>>>

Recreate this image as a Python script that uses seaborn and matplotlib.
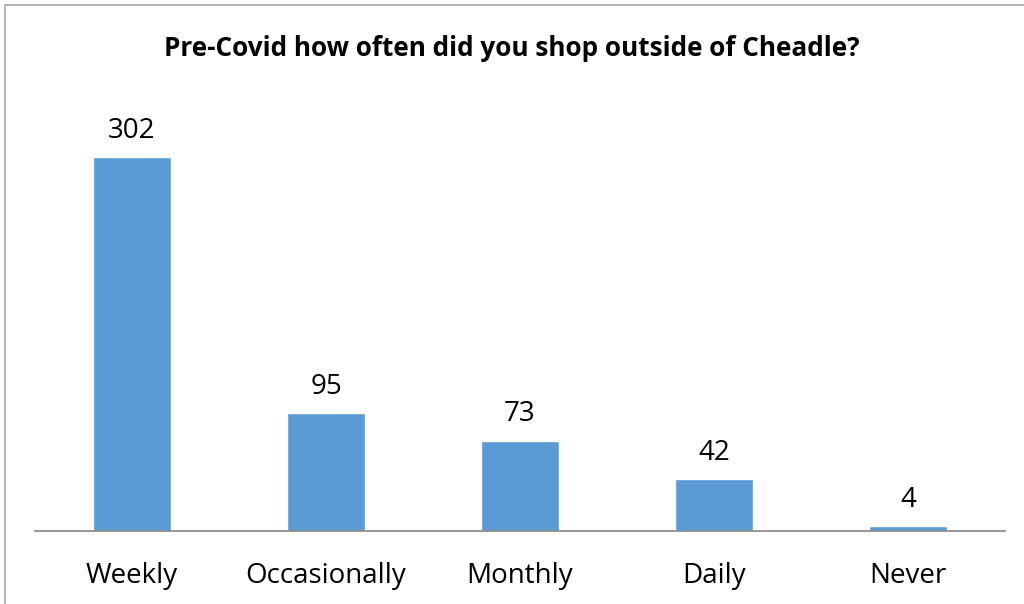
import matplotlib
matplotlib.use("Agg")
import matplotlib.pyplot as plt
import pandas as pd
import seaborn as sns
from matplotlib.patches import Rectangle

categories = ["Weekly", "Occasionally", "Monthly", "Daily", "Never"]
counts = [302, 95, 73, 42, 4]
title = "Pre-Covid how often did you shop outside of Cheadle?"

df = pd.DataFrame({"freq": categories, "n": counts})

sns.set_theme(style="white")
plt.rcParams["font.family"] = ["Open Sans", "DejaVu Sans"]

W, H = 1024, 604
fig = plt.figure(figsize=(W / 100, H / 100), dpi=100)
# axes: x 35..1005 px, y 98..531 px
ax = fig.add_axes([35 / W, 1 - 531 / H, 970 / W, 433 / H])

sns.barplot(data=df, x="freq", y="n", color="#5B9BD5", saturation=1,
            width=0.40, ax=ax)
ax.set_ylim(0, 350)
ax.set_xlim(-0.5, len(categories) - 0.5)

for i, v in enumerate(counts):
    ax.annotate(str(v), (i, v), xytext=(0, 9), textcoords="offset points",
                ha="center", va="bottom", fontsize=20, color="#000000")

ax.set_xlabel("")
ax.set_ylabel("")
ax.set_yticks([])
ax.tick_params(axis="x", length=0, pad=22, labelsize=20, labelcolor="#000000")
for s in ["top", "left", "right"]:
    ax.spines[s].set_visible(False)
ax.spines["bottom"].set_color("#868686")
ax.spines["bottom"].set_linewidth(1.2)

fig.text(0.5, 1 - 49 / H, title, ha="center", va="center",
         fontsize=18.8, fontweight="bold", color="#000000")

# outer chart border
fig.patches.append(Rectangle((5 / W, -0.05), 1.2, 1 - 5 / H + 0.05,
                             transform=fig.transFigure, fill=False,
                             edgecolor="#A6A6A6", linewidth=1.2))

fig.savefig("out.png", dpi=100)
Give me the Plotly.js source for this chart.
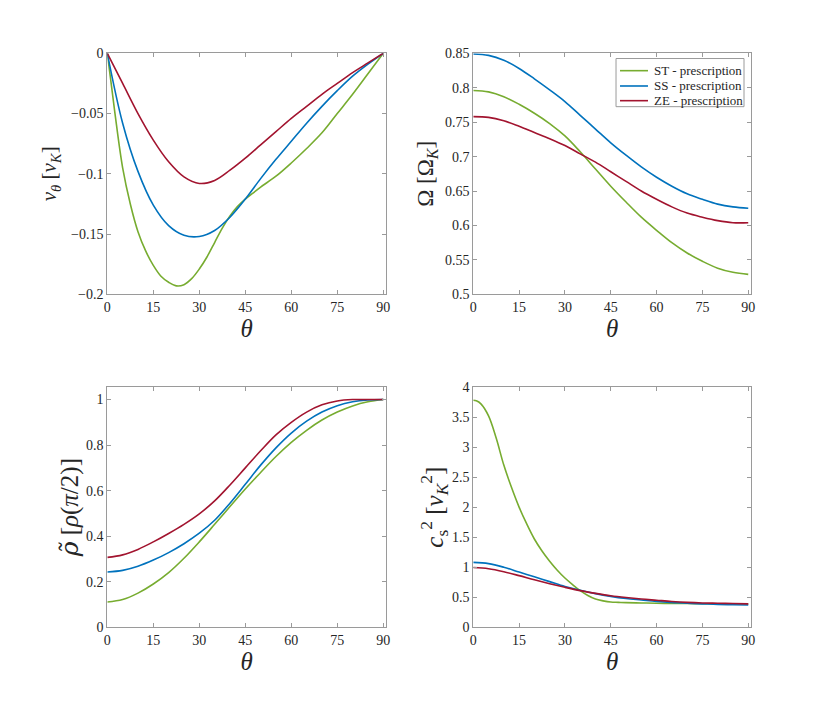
<!DOCTYPE html>
<html>
<head>
<meta charset="utf-8">
<script src="https://cdn.plot.ly/plotly-3.0.1.min.js"></script>
<style>
  html, body { margin: 0; padding: 0; background: #fff; }
  #chart { width: 830px; height: 706px; }
</style>
</head>
<body>
<div id="chart"></div>
<script>
// theta grids (degrees)
const thetaFine = [0, 1, 2.5, 5, 7.5, 10, 12.5, 15, 17.5, 20, 22.5, 25, 27.5, 30, 32.5, 35, 37.5, 40, 42.5, 45, 47.5, 50, 55, 60, 65, 70, 75, 80, 85, 90];
const theta = [0, 5, 10, 15, 20, 25, 30, 35, 40, 45, 50, 55, 60, 65, 70, 75, 80, 85, 90];

// v_theta [v_K]
const vthST = [0, -0.02, -0.05, -0.095, -0.125, -0.148, -0.164, -0.176, -0.185, -0.19, -0.193, -0.192, -0.187, -0.179, -0.169, -0.157, -0.145, -0.135, -0.127, -0.121, -0.116, -0.111, -0.102, -0.091, -0.079, -0.066, -0.050, -0.034, -0.017, 0];
const vthSS = [0, -0.058, -0.098, -0.126, -0.143, -0.151, -0.152, -0.147, -0.136, -0.121, -0.104, -0.088, -0.073, -0.058, -0.044, -0.031, -0.019, -0.009, 0];
const vthZE = [0, -0.025, -0.05, -0.072, -0.09, -0.1025, -0.108, -0.1055, -0.097, -0.087, -0.076, -0.065, -0.054, -0.044, -0.034, -0.025, -0.016, -0.008, 0];

// Omega [Omega_K]
const omST = [0.796, 0.794, 0.787, 0.776, 0.763, 0.748, 0.730, 0.707, 0.682, 0.657, 0.634, 0.612, 0.593, 0.575, 0.560, 0.548, 0.538, 0.532, 0.529];
const omSS = [0.849, 0.847, 0.840, 0.828, 0.813, 0.797, 0.780, 0.760, 0.740, 0.720, 0.702, 0.685, 0.670, 0.657, 0.646, 0.638, 0.631, 0.627, 0.625];
const omZE = [0.758, 0.757, 0.752, 0.744, 0.735, 0.726, 0.716, 0.704, 0.692, 0.678, 0.664, 0.650, 0.638, 0.627, 0.618, 0.612, 0.607, 0.604, 0.604];

// rho tilde [rho(pi/2)]
const rhoST = [0.111, 0.122, 0.15, 0.19, 0.24, 0.303, 0.375, 0.452, 0.53, 0.607, 0.68, 0.75, 0.812, 0.865, 0.91, 0.945, 0.972, 0.99, 1.0];
const rhoSS = [0.243, 0.25, 0.268, 0.295, 0.328, 0.367, 0.413, 0.47, 0.545, 0.628, 0.712, 0.788, 0.853, 0.905, 0.945, 0.973, 0.99, 0.998, 1.0];
const rhoZE = [0.307, 0.318, 0.342, 0.375, 0.412, 0.452, 0.498, 0.555, 0.625, 0.70, 0.775, 0.845, 0.90, 0.945, 0.977, 0.994, 1.0, 1.0, 1.0];

// c_s^2 [v_K^2]
const csST = [3.78, 3.77, 3.72, 3.52, 3.15, 2.70, 2.33, 2.0, 1.72, 1.47, 1.27, 1.10, 0.95, 0.82, 0.71, 0.61, 0.53, 0.47, 0.44, 0.42, 0.415, 0.41, 0.405, 0.40, 0.398, 0.395, 0.392, 0.39, 0.39, 0.39];
const csSS = [1.08, 1.06, 1.0, 0.92, 0.84, 0.76, 0.68, 0.615, 0.56, 0.515, 0.48, 0.455, 0.43, 0.415, 0.40, 0.39, 0.38, 0.375, 0.37];
const csZE = [0.995, 0.975, 0.925, 0.86, 0.79, 0.725, 0.665, 0.61, 0.565, 0.525, 0.495, 0.47, 0.45, 0.43, 0.415, 0.405, 0.40, 0.395, 0.39];

const names = ["ST - prescription", "SS - prescription", "ZE - prescription"];
const colors = ["#77AC30", "#0072BD", "#A2142F"];
const xTicks = [0, 15, 30, 45, 60, 75, 90];

const SERIF = "'Liberation Serif', 'Times New Roman', 'DejaVu Serif', serif";

function line(x, y, i, ax) {
    return {
        x, y, type: "scatter", mode: "lines",
        name: names[i],
        line: { color: colors[i], width: 1.6, shape: "spline", smoothing: 1 },
        xaxis: "x" + ax, yaxis: "y" + ax,
        showlegend: false,
        hoverinfo: "skip",
    };
}

const traces = [
    line(thetaFine, vthST, 0, ""),
    line(theta, vthSS, 1, ""),
    line(theta, vthZE, 2, ""),
    line(theta, omST, 0, "2"),
    line(theta, omSS, 1, "2"),
    line(theta, omZE, 2, "2"),
    line(theta, rhoST, 0, "3"),
    line(theta, rhoSS, 1, "3"),
    line(theta, rhoZE, 2, "3"),
    line(thetaFine, csST, 0, "4"),
    line(theta, csSS, 1, "4"),
    line(theta, csZE, 2, "4"),
];

const tickFont = { family: SERIF, size: 14, color: "#262626" };
const axBase = {
    showline: true, linecolor: "#9a9a9a", linewidth: 1, mirror: "ticks",
    ticks: "inside", ticklen: 4, tickcolor: "#9a9a9a",
    showgrid: false, zeroline: false, tickfont: tickFont, automargin: false,
};
function xa(dom, anchor) {
    return { ...axBase, domain: dom, anchor, range: [0, 90.9], tickvals: xTicks,
        title: { text: "<i>θ</i>", font: { family: SERIF, size: 25, color: "#262626" }, standoff: 1 } };
}
function ya(dom, anchor, range, dtick, title, size, standoff) {
    return { ...axBase, domain: dom, anchor, range, dtick,
        title: { text: title, font: { family: SERIF, size, color: "#262626" }, standoff } };
}

const colL = [0.1293, 0.4651], colR = [0.5702, 0.9048];
const rowT = [0.5831, 0.9245], rowB = [0.1115, 0.4518];

// legend drawn by hand so that its box matches the reference
const legX0 = 0.7422, legX1 = 0.8964, legY0 = 0.8489, legY1 = 0.9171;
const legRows = [0.8999, 0.8782, 0.8574];
const shapes = [{
    type: "rect", xref: "paper", yref: "paper", x0: legX0, x1: legX1, y0: legY0, y1: legY1,
    line: { color: "#9a9a9a", width: 1 }, fillcolor: "#fff", layer: "above",
}];
const annotations = [];
names.forEach((n, i) => {
    shapes.push({ type: "line", xref: "paper", yref: "paper", x0: 0.747, x1: 0.7807,
        y0: legRows[i], y1: legRows[i], line: { color: colors[i], width: 1.6 }, layer: "above" });
    annotations.push({ xref: "paper", yref: "paper", x: 0.7855, y: legRows[i], xanchor: "left", yanchor: "middle",
        text: n, showarrow: false, font: { family: SERIF, size: 13, color: "#262626" } });
});

const rhoTilde = "<span style=\"font-family:'DejaVu Serif'\"><i>ρ̃</i></span>";

const layout = {
    width: 830, height: 706,
    margin: { t: 0, b: 0, l: 0, r: 0 },
    paper_bgcolor: "#fff", plot_bgcolor: "#fff",
    font: { family: SERIF, color: "#262626" },
    showlegend: false,
    xaxis: xa(colL, "y"),
    yaxis: ya(rowT, "x", [-0.2, 0], 0.05, "<i>v</i><sub><i>θ</i></sub> [<i>v</i><sub><i>K</i></sub>]", 21, 8),
    xaxis2: xa(colR, "y2"),
    yaxis2: ya(rowT, "x2", [0.5, 0.85], 0.05, "Ω [Ω<sub><i>K</i></sub>]", 23, 4),
    xaxis3: xa(colL, "y3"),
    yaxis3: ya(rowB, "x3", [0, 1.055], 0.2, rhoTilde + " [<i>ρ</i>(<i>π</i>/2)]", 25, 0),
    xaxis4: xa(colR, "y4"),
    yaxis4: ya(rowB, "x4", [0, 4], 0.5, "<i>c</i><sub>s</sub><sup>2</sup> [<i>v</i><sub><i>K</i></sub><sup>2</sup>]", 25, 0),
    shapes, annotations,
};

Plotly.newPlot("chart", traces, layout, { staticPlot: true });
</script>
</body>
</html>
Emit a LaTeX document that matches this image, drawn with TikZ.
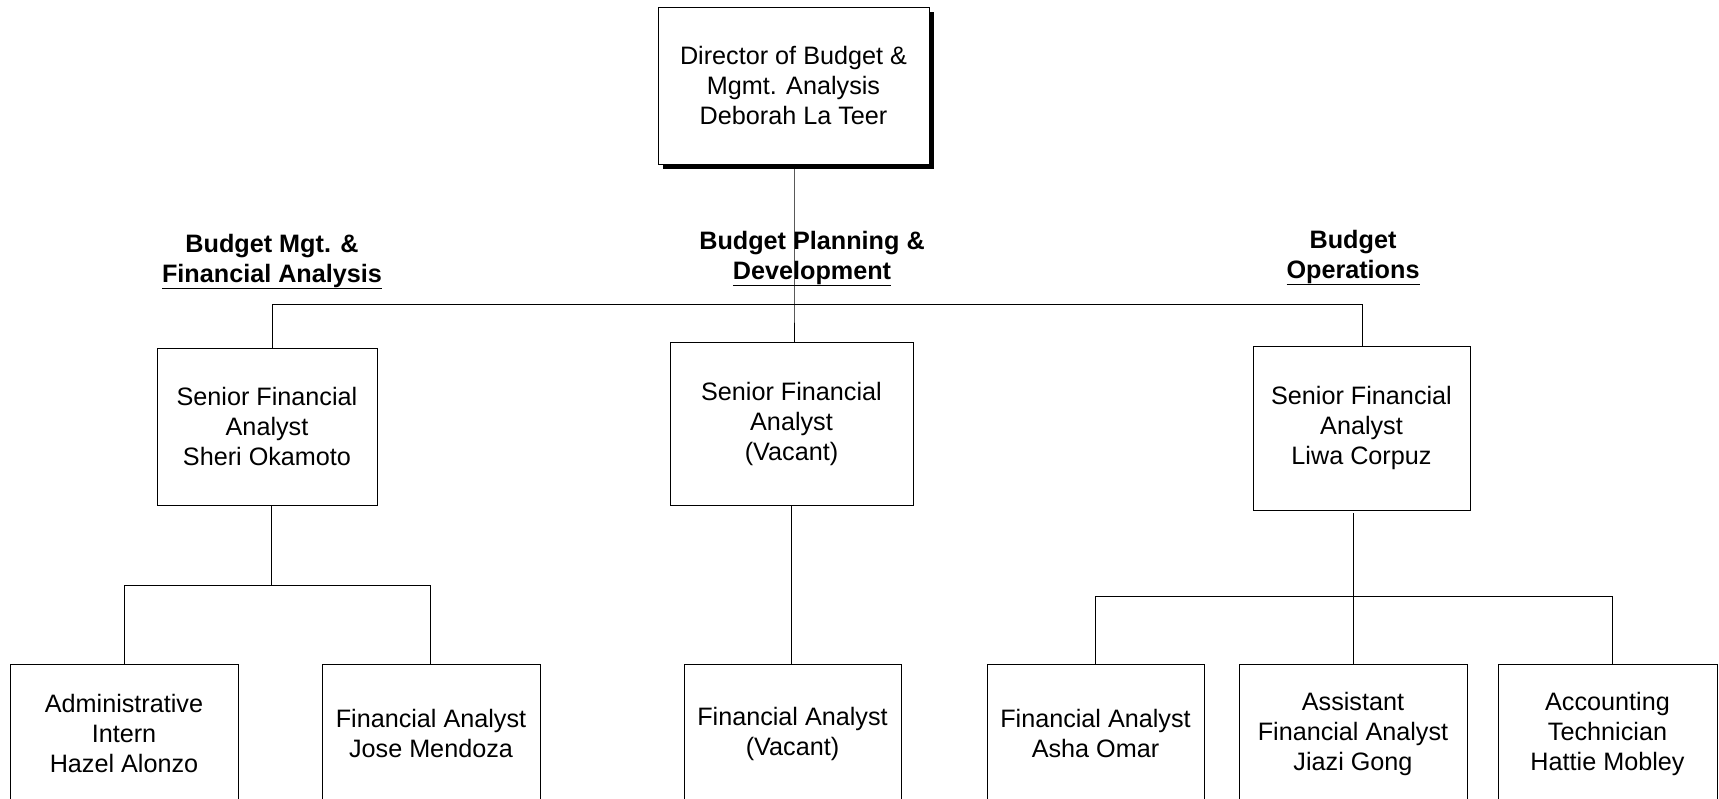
\documentclass[tikz,border=0pt]{standalone}
\usepackage{fontspec}
\setmainfont{Liberation Sans}
\usetikzlibrary{shadows}

\newcommand{\headul}[1]{\setbox0\hbox{#1}\rlap{\rule[-3.2pt]{\wd0}{0.9pt}}\box0}

\tikzset{
    post/.style={draw, line width=0.5pt, align=center, inner sep=0pt,
        font=\fontsize{12.6}{15}\selectfont},
    unit/.style={align=center, inner sep=0pt,
        font=\bfseries\fontsize{12.6}{15}\selectfont},
    link/.style={line width=0.5pt}
}

\begin{document}
\begin{tikzpicture}[x=0.5pt, y=-0.5pt]
\useasboundingbox (0,0) rectangle (1719,798);

% director
\node[post, minimum width=135.5pt, minimum height=78.5pt, fill=white,
    drop shadow={shadow xshift=2.5pt, shadow yshift=-2.5pt, fill=black, opacity=1}]
    (d1) at (793.5,85.5) {Director of Budget \&\\ Mgmt. Analysis\\ Deborah La Teer};

% section headings
\node[unit] (u1) at (272,262) {Budget Mgt. \&\\ \headul{Financial Analysis}};
\node[unit] (u2) at (812,259) {Budget Planning \&\\ \headul{Development}};
\node[unit] (u3) at (1353,258) {Budget\\ \headul{Operations}};

% senior analysts
\node[post, minimum width=110pt, minimum height=78.5pt]
    (s1) at (267,426.5) {Senior Financial\\ Analyst\\ Sheri Okamoto};
\node[post, minimum width=121.5pt, minimum height=81.5pt]
    (s2) at (791.5,423.5) {Senior Financial\\ Analyst\\ (Vacant)};
\node[post, minimum width=108.5pt, minimum height=82pt]
    (s3) at (1361.5,428) {Senior Financial\\ Analyst\\ Liwa Corpuz};

% staff
\node[post, minimum width=114pt, minimum height=69.5pt]
    (f1) at (124,733.5) {Administrative\\ Intern\\ Hazel Alonzo};
\node[post, minimum width=109pt, minimum height=69.5pt]
    (f2) at (431,733.5) {Financial Analyst\\ Jose Mendoza};
\node[post, minimum width=108.5pt, minimum height=69.5pt]
    (f3) at (792.5,733.5) {Financial Analyst\\ (Vacant)};
\node[post, minimum width=108.5pt, minimum height=69.5pt]
    (f4) at (1095.5,733.5) {Financial Analyst\\ Asha Omar};
\node[post, minimum width=114pt, minimum height=69.5pt]
    (f5) at (1353,733.5) {Assistant\\ Financial Analyst\\ Jiazi Gong};
\node[post, minimum width=109.5pt, minimum height=69.5pt]
    (f6) at (1607.5,733.5) {Accounting\\ Technician\\ Hattie Mobley};

% top bus
\coordinate (b0) at (794,304);
\coordinate (bl) at (272,304);
\coordinate (br) at (1362,304);
\draw[link] (d1.south -| b0) -- (b0) -- (b0 |- s2.north);
\draw[link] (bl |- s1.north) -- (bl) -- (br) -- (br |- s3.north);

% left group
\coordinate (c1) at (271,585);
\coordinate (c1l) at (124,585);
\coordinate (c1r) at (430,585);
\draw[link] (c1 |- s1.south) -- (c1);
\draw[link] (c1l |- f1.north) -- (c1l) -- (c1r) -- (c1r |- f2.north);

% middle group
\draw[link] (s2.south) -- (s2.south |- f3.north);

% right group
\coordinate (c3t) at (1353,513);
\coordinate (c3l) at (1095,596);
\coordinate (c3r) at (1612,596);
\draw[link] (c3t) -- (c3t |- f5.north);
\draw[link] (c3l |- f4.north) -- (c3l) -- (c3r) -- (c3r |- f6.north);
\end{tikzpicture}
\end{document}
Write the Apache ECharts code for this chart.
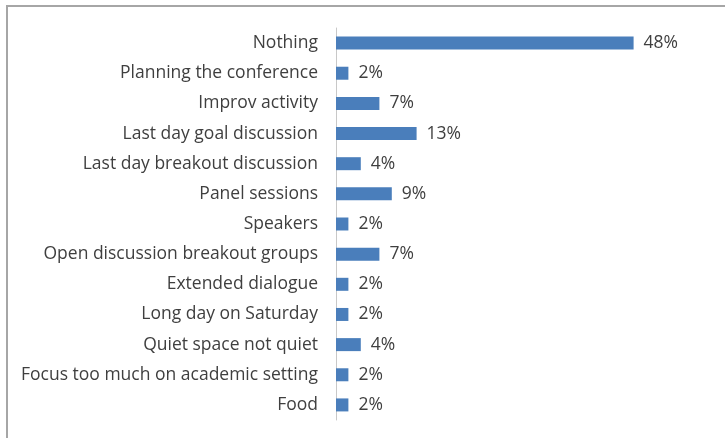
<!DOCTYPE html>
<html>
<head>
<meta charset="utf-8">
<script src="https://cdn.jsdelivr.net/npm/echarts@6/dist/echarts.min.js"></script>
<style>
  html, body { margin: 0; padding: 0; background: #ffffff; }
  #chart { width: 725px; height: 438px; }
</style>
</head>
<body>
<div id="chart"></div>
<script>
// Responses, top to bottom
const categories = [
  'Nothing',
  'Planning the conference',
  'Improv activity',
  'Last day goal discussion',
  'Last day breakout discussion',
  'Panel sessions',
  'Speakers',
  'Open discussion breakout groups',
  'Extended dialogue',
  'Long day on Saturday',
  'Quiet space not quiet',
  'Focus too much on academic setting',
  'Food'
];
// Share of respondents, percent
const percents = [48, 2, 7, 13, 4, 9, 2, 7, 2, 2, 4, 2, 2];

const chart = echarts.init(document.getElementById('chart'));
chart.setOption({
  animation: false,
  backgroundColor: '#ffffff',
  textStyle: { fontFamily: 'Open Sans' },
  graphic: [
    { type: 'line', shape: { x1: 7, y1: 6, x2: 7, y2: 438 }, style: { stroke: '#a6a6a6', lineWidth: 2 } },
    { type: 'line', shape: { x1: 6, y1: 6, x2: 725, y2: 6 }, style: { stroke: '#a6a6a6', lineWidth: 2 } }
  ],
  grid: { left: 336, right: 79, top: 28, bottom: 18, containLabel: false },
  xAxis: {
    type: 'value', min: 0, max: 50, show: false
  },
  yAxis: {
    type: 'category',
    inverse: true,
    data: categories,
    axisLine: { show: true, lineStyle: { color: '#c8c8c8', width: 1 } },
    axisTick: { show: false },
    axisLabel: { color: '#3f3f3f', fontSize: 17.5, margin: 18, fontFamily: 'Open Sans' }
  },
  series: [{
    type: 'bar',
    data: percents,
    barWidth: 13,
    itemStyle: { color: '#4a7ebb' },
    label: {
      show: true,
      position: 'right',
      distance: 10,
      color: '#3f3f3f',
      fontSize: 17.5,
      fontFamily: 'Open Sans',
      formatter: p => p.value + '%'
    }
  }]
});
</script>
</body>
</html>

<<<

# DIRECTIONS FOR THIS TASK
Pictures do not belong in the copy. Repeat only the lines from the top of the records through the line containing "from matplotlib.patches import Rectangle".

# REPLY
Recreate this image as a Python script that uses seaborn and matplotlib.
import matplotlib
matplotlib.use("Agg")
import matplotlib.pyplot as plt
import pandas as pd
import seaborn as sns
from matplotlib.patches import Rectangle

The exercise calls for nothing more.